Kepala Laboratorium Ilmu Politik FISIP Unsoed itu menjelaskan, prinsip netralitas pemimpin negara terhadap calon dalam pemilihan umum merupakan standar demokrasi. Hal ini untuk menjaga integritas dan keadilan dalam proses pemilihan umum.
“Dalam konteks demokrasi yang sehat, presiden yang secara terang-terangan menyatakan dukungan dan berencana berkampanye untuk calon tertentu dapat dianggap melanggar prinsip netralitas,” beber dia.
Dalam konteks politik, lanjut Ahmad Sabiq, meskipun Presiden Jokowi memiliki hak untuk memiliki preferensi politik pribadi. Namun demikian Presiden Republik Indonesia itu terikat oleh etika politik yang menekankan pentingnya mempertahankan integritas dan kewibawaan institusi kepresidenan.
Presiden Jokowi semestinya memahami posisinya sebagai Kepala Negara yang diharapkan memenuhi peran sebagai pemimpin seluruh bangsa.
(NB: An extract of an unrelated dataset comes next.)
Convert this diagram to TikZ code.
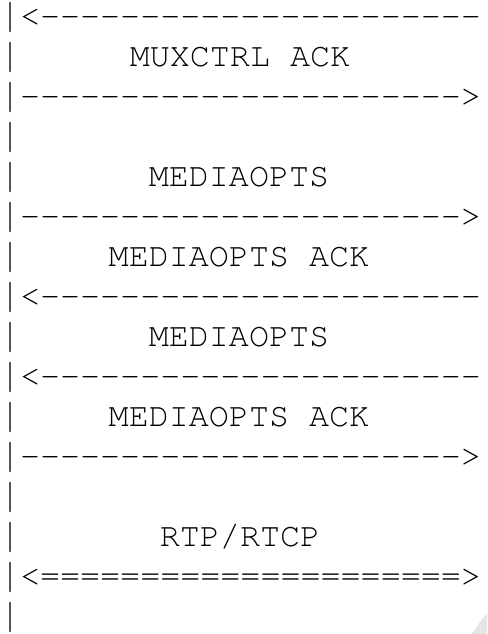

Jadi bukan hanya bagi satu kelompok atau partai politik.
“Kemudian melibatkan diri secara terbuka dalam kampanye bisa dianggap melanggar etika dan prinsip demokrasi yang sehat,” beber akademisi yang aktif di Korps Alumni Himpunan Mahasiswa Islam (KAHMI) Banyumas itu.